Trump and other Republicans have disparaged the payments to insurers as a “bailout” but the president on Tuesday indicated support for the efforts by Alexander and Murray as a one- or two-year fix while work continues to unwind the law.
While the two senators’ proposal has broad Democratic support, it is unclear how many Republicans will endorse it and whether Senate Majority Leader Mitch McConnell and House of Representatives Speaker Paul Ryan will allow a vote on the plan.
It also remained unclear how fully Trump supported the plan and whether he would sign it into law.

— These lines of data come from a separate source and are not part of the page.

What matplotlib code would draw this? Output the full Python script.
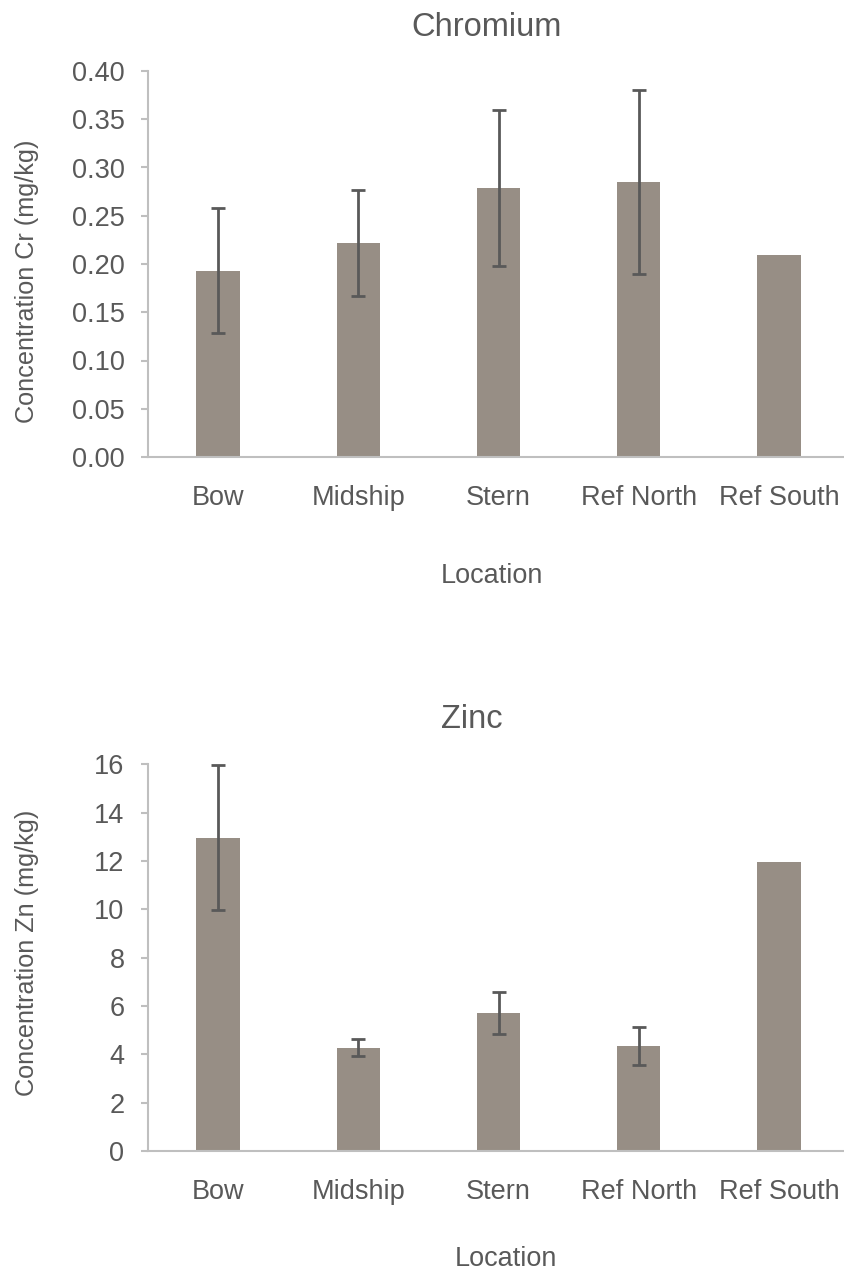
import numpy as np
import matplotlib
matplotlib.use('Agg')
import matplotlib.pyplot as plt
from matplotlib.ticker import FormatStrFormatter, MultipleLocator

plt.rcParams['font.family'] = ['Liberation Sans', 'DejaVu Sans']

locations = ['Bow', 'Midship', 'Stern', 'Ref North', 'Ref South']

cr_mean = [0.193, 0.222, 0.279, 0.285, 0.209]
cr_err = [0.065, 0.055, 0.081, 0.095, 0.0]

zn_mean = [12.96, 4.28, 5.70, 4.34, 11.97]
zn_err = [3.0, 0.34, 0.87, 0.77, 0.0]

bar_color = '#978E85'
err_color = '#595959'
axis_color = '#BFBFBF'
text_color = '#595959'
fs = 19.5

W, H = 844, 1275
fig = plt.figure(figsize=(W / 100, H / 100), dpi=100)


def draw(ax, means, errs, ylim, step, fmt):
    x = np.arange(len(locations))
    yerr = [e if e > 0 else np.nan for e in errs]
    ax.bar(x, means, width=0.31, color=bar_color, zorder=2)
    ax.errorbar(x, means, yerr=yerr, fmt='none', ecolor=err_color,
                elinewidth=2.0, capsize=5, capthick=2.0, zorder=3)
    ax.set_xlim(-0.5, 4.5)
    ax.set_ylim(*ylim)
    ax.yaxis.set_major_locator(MultipleLocator(step))
    ax.yaxis.set_major_formatter(FormatStrFormatter(fmt))
    ax.set_xticks(x)
    ax.set_xticklabels(locations)
    for s in ['top', 'right']:
        ax.spines[s].set_visible(False)
    for s in ['left', 'bottom']:
        ax.spines[s].set_color(axis_color)
        ax.spines[s].set_linewidth(1.5)
    ax.tick_params(axis='y', length=5, width=1.5, color=axis_color,
                   labelcolor=text_color, labelsize=fs, pad=12)
    ax.tick_params(axis='x', length=0, labelcolor=text_color,
                   labelsize=fs, pad=20)


# Chromium
ax1 = fig.add_axes([148 / W, 1 - 457 / H, 701 / W, 386 / H])
draw(ax1, cr_mean, cr_err, (0, 0.40), 0.05, '%.2f')
fig.text(487 / W, 1 - 28 / H, 'Chromium', ha='center', va='center',
         fontsize=23.5, color=text_color)
fig.text(27 / W, 1 - 281 / H, 'Concentration Cr (mg/kg)', ha='center',
         va='center', rotation=90, fontsize=18.2, color=text_color)
fig.text(492 / W, 1 - 576 / H, 'Location', ha='center', va='center',
         fontsize=fs, color=text_color)

# Zinc
ax2 = fig.add_axes([148 / W, 1 - 1151 / H, 701 / W, 386.7 / H])
draw(ax2, zn_mean, zn_err, (0, 16), 2, '%d')
fig.text(472 / W, 1 - 719 / H, 'Zinc', ha='center', va='center',
         fontsize=23.5, color=text_color)
fig.text(27 / W, 1 - 953 / H, 'Concentration Zn (mg/kg)', ha='center',
         va='center', rotation=90, fontsize=18.2, color=text_color)
fig.text(506 / W, 1 - 1259 / H, 'Location', ha='center', va='center',
         fontsize=fs, color=text_color)

fig.savefig('out.png', dpi=100)
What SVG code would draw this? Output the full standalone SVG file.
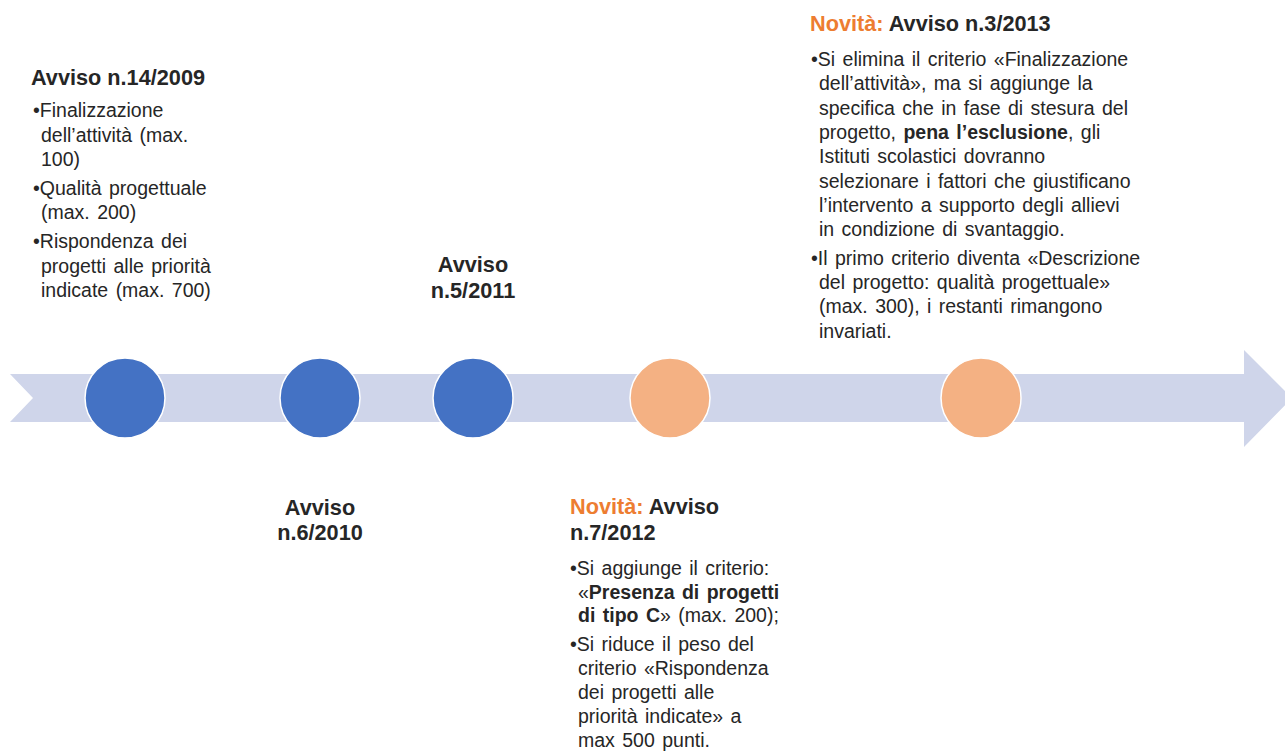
<svg xmlns="http://www.w3.org/2000/svg" width="1285" height="751" viewBox="0 0 1285 751">
<style>
text{font-family:"Liberation Sans",Arial,sans-serif;fill:#262626}
.h{font-size:21.7px;font-weight:bold}
.b{font-size:19.5px;word-spacing:2px}
.o{fill:#ED7D31}
.bd{font-weight:bold}
.blue{fill:#4472C4;stroke:#fff;stroke-width:1.5}
.orange{fill:#F4B183;stroke:#fff;stroke-width:1.5}
</style>
<rect width="1285" height="751" fill="#fff"/>
<g id="timeline">
<polygon points="10,374 1244,374 1244,350 1292,398 1244,447 1244,422 10,422 33,398" fill="#CFD5EA"/>
</g>
<g id="connectors"></g>
<g id="node-2009">
<circle class="blue" cx="125" cy="398" r="40"/>
<text class="h" x="31" y="85">Avviso n.14/2009</text>
<text class="b" x="33" y="117">•Finalizzazione</text>
<text class="b" x="41" y="142">dell’attività (max.</text>
<text class="b" x="41" y="166">100)</text>
<text class="b" x="33" y="195">•Qualità progettuale</text>
<text class="b" x="41" y="219">(max. 200)</text>
<text class="b" x="33" y="248">•Rispondenza dei</text>
<text class="b" x="41" y="273">progetti alle priorità</text>
<text class="b" x="41" y="297">indicate (max. 700)</text>
</g>
<g id="node-2010">
<circle class="blue" cx="320" cy="398" r="40"/>
<text class="h" x="320" y="515" text-anchor="middle">Avviso</text>
<text class="h" x="320" y="540" text-anchor="middle">n.6/2010</text>
</g>
<g id="node-2011">
<circle class="blue" cx="473" cy="398" r="40"/>
<text class="h" x="473" y="272" text-anchor="middle">Avviso</text>
<text class="h" x="473" y="298" text-anchor="middle">n.5/2011</text>
</g>
<g id="node-2012">
<circle class="orange" cx="670" cy="398" r="40"/>
<text class="h" x="570" y="514"><tspan class="o">Novità:</tspan> Avviso</text>
<text class="h" x="570" y="540">n.7/2012</text>
<text class="b" x="570" y="575">•Si aggiunge il criterio:</text>
<text class="b" x="578" y="599">«<tspan class="bd">Presenza di progetti</tspan></text>
<text class="b" x="578" y="622"><tspan class="bd">di tipo C</tspan>» (max. 200);</text>
<text class="b" x="570" y="651">•Si riduce il peso del</text>
<text class="b" x="578" y="675">criterio «Rispondenza</text>
<text class="b" x="578" y="699">dei progetti alle</text>
<text class="b" x="578" y="723">priorità indicate» a</text>
<text class="b" x="578" y="747">max 500 punti.</text>
</g>
<g id="node-2013">
<circle class="orange" cx="981" cy="398" r="40"/>
<text class="h" x="810" y="31"><tspan class="o">Novità:</tspan> Avviso n.3/2013</text>
<text class="b" x="811" y="66">•Si elimina il criterio «Finalizzazione</text>
<text class="b" x="819" y="90">dell’attività», ma si aggiunge la</text>
<text class="b" x="819" y="115">specifica che in fase di stesura del</text>
<text class="b" x="819" y="139">progetto, <tspan class="bd">pena l’esclusione</tspan>, gli</text>
<text class="b" x="819" y="163">Istituti scolastici dovranno</text>
<text class="b" x="819" y="188">selezionare i fattori che giustificano</text>
<text class="b" x="819" y="212">l’intervento a supporto degli allievi</text>
<text class="b" x="819" y="236">in condizione di svantaggio.</text>
<text class="b" x="811" y="265">•Il primo criterio diventa «Descrizione</text>
<text class="b" x="819" y="289">del progetto: qualità progettuale»</text>
<text class="b" x="819" y="313">(max. 300), i restanti rimangono</text>
<text class="b" x="819" y="338">invariati.</text>
</g>
</svg>
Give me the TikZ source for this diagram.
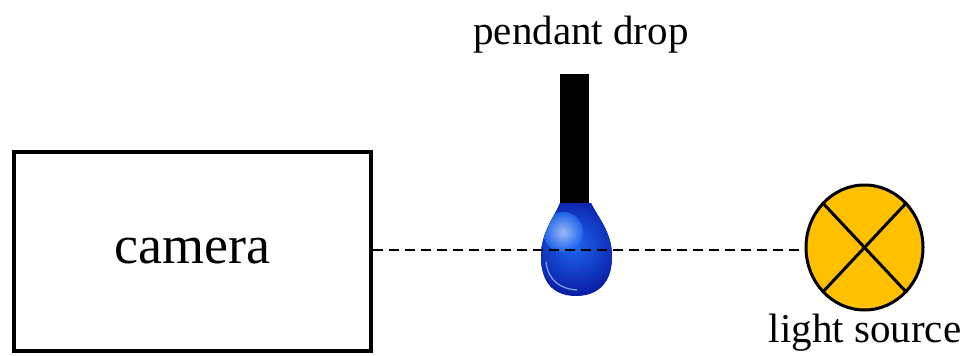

Republican Senator Susan Collins, a moderate who helped kill earlier efforts to repeal and replace the healthcare law, said she backed efforts to shore up Obamacare, but that it remained unclear if there would ultimately be enough support.
“Now, the White House is sending conflicting messages,” she told CNN in an interview on Wednesday, adding that the insurer payments had been “mischaracterized” as a boon for the industry.
Collins said she did not know if McConnell would schedule a vote but that “if it comes to the floor, I think the votes are there.” She said it also could win House approval if Trump “reiterates his support.”
Republicans, describing Obamacare as ineffective and a massive government intrusion in a key sector of the economy, have sought for seven years to repeal and replace it. Scrapping the law was also a top Trump campaign pledge. But the party, which has controlled the White House and Congress since January, has so far failed to make good on its promise.
Democrats have fought to defend Obamacare, which extended health insurance to 20 million Americans.